WHAT TO WORK ON
Exact reproduction of the data is required, with images excluded.

>> START DATASET SECTION

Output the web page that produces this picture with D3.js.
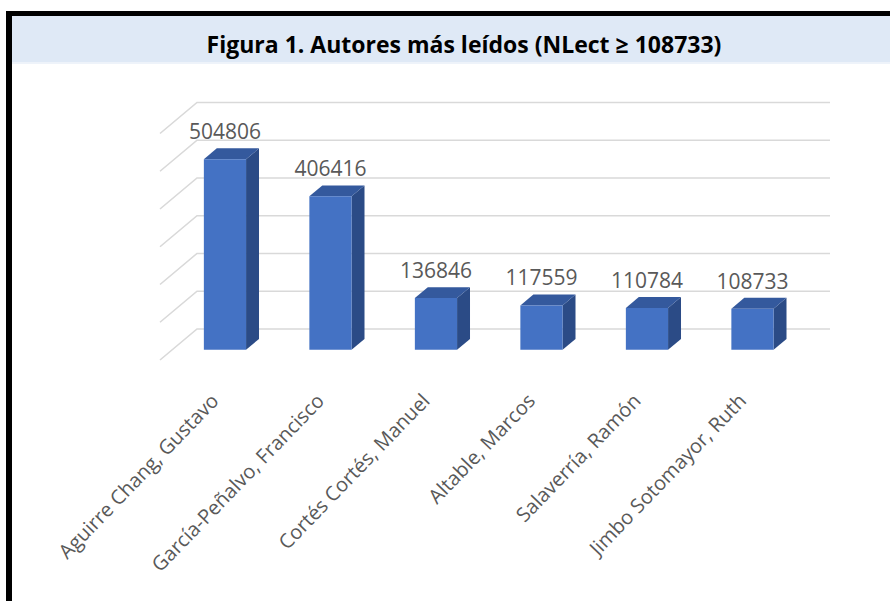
<!DOCTYPE html>
<html>
<head>
<meta charset="utf-8">
<script src="https://cdn.jsdelivr.net/npm/d3@7"></script>
<style>
  body { margin: 0; background: #ffffff; }
  text { font-family: "Open Sans", "Noto Sans", sans-serif; }
</style>
</head>
<body>
<div id="chart"></div>
<script>

const WIDTH = 890;
const HEIGHT = 601;

// Data.
const AUTHORS = ["Aguirre Chang, Gustavo", "García-Peñalvo, Francisco", "Cortés Cortés, Manuel",
                 "Altable, Marcos", "Salaverría, Ramón", "Jimbo Sotomayor, Ruth"];
const LECTURAS = [504806, 406416, 136846, 117559, 110784, 108733];
const TICKS = [0, 100000, 200000, 300000, 400000, 500000, 600000];
const TITLE = "Figura 1. Autores más leídos (NLect ≥ 108733)";

// Back wall of the 3D plot.
const WALL = {'left': 197, 'right': 830, 'top': 102.5, 'bottom': 329};
// Depth vector (front of floor -> back wall).
const DEPTH = {'dx': 37, 'dy': -31};
const BAR_FRONT = 0.33, BAR_BACK = 0.68;   // depth fractions

window.onload = function() {

    var svg = d3.select("#chart").append("svg")
                .attr("width", WIDTH)
                .attr("height", HEIGHT);

    // frame + title band
    svg.append("rect")
       .attr("x", 12).attr("y", 16)
       .attr("width", WIDTH - 12).attr("height", 46)
       .attr("fill", "#dfe9f6");
    svg.append("rect")
       .attr("x", 12).attr("y", 62)
       .attr("width", WIDTH - 12).attr("height", 2)
       .attr("fill", "#eef3fa");
    svg.append("rect")
       .attr("x", 6).attr("y", 11)
       .attr("width", WIDTH).attr("height", 5)
       .attr("fill", "#000");
    svg.append("rect")
       .attr("x", 6).attr("y", 11)
       .attr("width", 6).attr("height", HEIGHT)
       .attr("fill", "#000");

    svg.append("text")
       .attr("x", 464).attr("y", 53)
       .attr("text-anchor", "middle")
       .attr("font-size", "23px")
       .attr("font-weight", "bold")
       .attr("fill", "#000")
       .text(TITLE);

    var x = d3.scaleBand()
              .domain(AUTHORS)
              .range([WALL.left, WALL.right]);

    var y = d3.scaleLinear()
              .domain([0, 600000])
              .range([WALL.bottom, WALL.top]);

    // point at depth fraction f (0 = front, 1 = back wall)
    function px(xBack, f) { return xBack - DEPTH.dx * (1 - f); }
    function py(yBack, f) { return yBack - DEPTH.dy * (1 - f); }

    // gridlines: back wall + side wall
    var grid = svg.append("g")
                  .attr("stroke", "#d9d9d9")
                  .attr("stroke-width", 1.6)
                  .attr("fill", "none");

    grid.selectAll("polyline")
        .data(TICKS)
        .enter()
        .append("polyline")
        .attr("points", function (d) {
            return [[px(WALL.left, 0), py(y(d), 0)],
                    [WALL.left, y(d)],
                    [WALL.right, y(d)]].join(" ");
        });

    var barW = x.bandwidth() * 0.4;

    var bars = svg.selectAll("g.bar")
                  .data(AUTHORS.map(function (a, i) { return {'name': a, 'value': LECTURAS[i]}; }))
                  .enter()
                  .append("g")
                  .attr("class", "bar");

    function corner(d, side, top, f) {
        var xb = x(d.name) + x.bandwidth() / 2 + (side ? barW / 2 : -barW / 2);
        var yb = top ? y(d.value) : y(0);
        return [px(xb, f), py(yb, f)];
    }

    // side face
    bars.append("polygon")
        .attr("fill", "#2b4b86")
        .attr("points", function (d) {
            return [corner(d, 1, 1, BAR_FRONT), corner(d, 1, 1, BAR_BACK),
                    corner(d, 1, 0, BAR_BACK), corner(d, 1, 0, BAR_FRONT)].join(" ");
        });

    // top face
    bars.append("polygon")
        .attr("fill", "#34599d")
        .attr("points", function (d) {
            return [corner(d, 0, 1, BAR_FRONT), corner(d, 0, 1, BAR_BACK),
                    corner(d, 1, 1, BAR_BACK), corner(d, 1, 1, BAR_FRONT)].join(" ");
        });

    // front face
    bars.append("polygon")
        .attr("fill", "#4472c4")
        .attr("points", function (d) {
            return [corner(d, 0, 1, BAR_FRONT), corner(d, 1, 1, BAR_FRONT),
                    corner(d, 1, 0, BAR_FRONT), corner(d, 0, 0, BAR_FRONT)].join(" ");
        });

    // value labels
    bars.append("text")
        .attr("x", function (d) { return px(x(d.name) + x.bandwidth() / 2, BAR_FRONT); })
        .attr("y", function (d) { return py(y(d.value), BAR_FRONT) - 20; })
        .attr("text-anchor", "middle")
        .attr("font-size", "21px")
        .attr("fill", "#595959")
        .text(function (d) { return d.value; });

    // category labels
    svg.selectAll("text.cat")
       .data(AUTHORS)
       .enter()
       .append("text")
       .attr("class", "cat")
       .attr("text-anchor", "end")
       .attr("font-size", "20px")
       .attr("fill", "#595959")
       .attr("transform", function (d) {
           var cx = px(x(d) + x.bandwidth() / 2, BAR_FRONT);
           return "translate(" + (cx - 5) + ",402) rotate(-46)";
       })
       .text(function (d) { return d; });
};

</script>
</body>
</html>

>> END DATASET SECTION

RESPONSE TO THE EXERCISE
Output the web page that produces this picture with D3.js.
<!DOCTYPE html>
<html>
<head>
<meta charset="utf-8">
<script src="https://cdn.jsdelivr.net/npm/d3@7"></script>
<style>
  body { margin: 0; background: #ffffff; }
  text { font-family: "Open Sans", "Noto Sans", sans-serif; }
</style>
</head>
<body>
<div id="chart"></div>
<script>

const WIDTH = 890;
const HEIGHT = 601;

// Data.
const AUTHORS = ["Aguirre Chang, Gustavo", "García-Peñalvo, Francisco", "Cortés Cortés, Manuel",
                 "Altable, Marcos", "Salaverría, Ramón", "Jimbo Sotomayor, Ruth"];
const LECTURAS = [504806, 406416, 136846, 117559, 110784, 108733];
const TICKS = [0, 100000, 200000, 300000, 400000, 500000, 600000];
const TITLE = "Figura 1. Autores más leídos (NLect ≥ 108733)";

// Back wall of the 3D plot.
const WALL = {'left': 197, 'right': 830, 'top': 102.5, 'bottom': 329};
// Depth vector (front of floor -> back wall).
const DEPTH = {'dx': 37, 'dy': -31};
const BAR_FRONT = 0.33, BAR_BACK = 0.68;   // depth fractions

window.onload = function() {

    var svg = d3.select("#chart").append("svg")
                .attr("width", WIDTH)
                .attr("height", HEIGHT);

    // frame + title band
    svg.append("rect")
       .attr("x", 12).attr("y", 16)
       .attr("width", WIDTH - 12).attr("height", 46)
       .attr("fill", "#dfe9f6");
    svg.append("rect")
       .attr("x", 12).attr("y", 62)
       .attr("width", WIDTH - 12).attr("height", 2)
       .attr("fill", "#eef3fa");
    svg.append("rect")
       .attr("x", 6).attr("y", 11)
       .attr("width", WIDTH).attr("height", 5)
       .attr("fill", "#000");
    svg.append("rect")
       .attr("x", 6).attr("y", 11)
       .attr("width", 6).attr("height", HEIGHT)
       .attr("fill", "#000");

    svg.append("text")
       .attr("x", 464).attr("y", 53)
       .attr("text-anchor", "middle")
       .attr("font-size", "23px")
       .attr("font-weight", "bold")
       .attr("fill", "#000")
       .text(TITLE);

    var x = d3.scaleBand()
              .domain(AUTHORS)
              .range([WALL.left, WALL.right]);

    var y = d3.scaleLinear()
              .domain([0, 600000])
              .range([WALL.bottom, WALL.top]);

    // point at depth fraction f (0 = front, 1 = back wall)
    function px(xBack, f) { return xBack - DEPTH.dx * (1 - f); }
    function py(yBack, f) { return yBack - DEPTH.dy * (1 - f); }

    // gridlines: back wall + side wall
    var grid = svg.append("g")
                  .attr("stroke", "#d9d9d9")
                  .attr("stroke-width", 1.6)
                  .attr("fill", "none");

    grid.selectAll("polyline")
        .data(TICKS)
        .enter()
        .append("polyline")
        .attr("points", function (d) {
            return [[px(WALL.left, 0), py(y(d), 0)],
                    [WALL.left, y(d)],
                    [WALL.right, y(d)]].join(" ");
        });

    var barW = x.bandwidth() * 0.4;

    var bars = svg.selectAll("g.bar")
                  .data(AUTHORS.map(function (a, i) { return {'name': a, 'value': LECTURAS[i]}; }))
                  .enter()
                  .append("g")
                  .attr("class", "bar");

    function corner(d, side, top, f) {
        var xb = x(d.name) + x.bandwidth() / 2 + (side ? barW / 2 : -barW / 2);
        var yb = top ? y(d.value) : y(0);
        return [px(xb, f), py(yb, f)];
    }

    // side face
    bars.append("polygon")
        .attr("fill", "#2b4b86")
        .attr("points", function (d) {
            return [corner(d, 1, 1, BAR_FRONT), corner(d, 1, 1, BAR_BACK),
                    corner(d, 1, 0, BAR_BACK), corner(d, 1, 0, BAR_FRONT)].join(" ");
        });

    // top face
    bars.append("polygon")
        .attr("fill", "#34599d")
        .attr("points", function (d) {
            return [corner(d, 0, 1, BAR_FRONT), corner(d, 0, 1, BAR_BACK),
                    corner(d, 1, 1, BAR_BACK), corner(d, 1, 1, BAR_FRONT)].join(" ");
        });

    // front face
    bars.append("polygon")
        .attr("fill", "#4472c4")
        .attr("points", function (d) {
            return [corner(d, 0, 1, BAR_FRONT), corner(d, 1, 1, BAR_FRONT),
                    corner(d, 1, 0, BAR_FRONT), corner(d, 0, 0, BAR_FRONT)].join(" ");
        });

    // value labels
    bars.append("text")
        .attr("x", function (d) { return px(x(d.name) + x.bandwidth() / 2, BAR_FRONT); })
        .attr("y", function (d) { return py(y(d.value), BAR_FRONT) - 20; })
        .attr("text-anchor", "middle")
        .attr("font-size", "21px")
        .attr("fill", "#595959")
        .text(function (d) { return d.value; });

    // category labels
    svg.selectAll("text.cat")
       .data(AUTHORS)
       .enter()
       .append("text")
       .attr("class", "cat")
       .attr("text-anchor", "end")
       .attr("font-size", "20px")
       .attr("fill", "#595959")
       .attr("transform", function (d) {
           var cx = px(x(d) + x.bandwidth() / 2, BAR_FRONT);
           return "translate(" + (cx - 5) + ",402) rotate(-46)";
       })
       .text(function (d) { return d; });
};

</script>
</body>
</html>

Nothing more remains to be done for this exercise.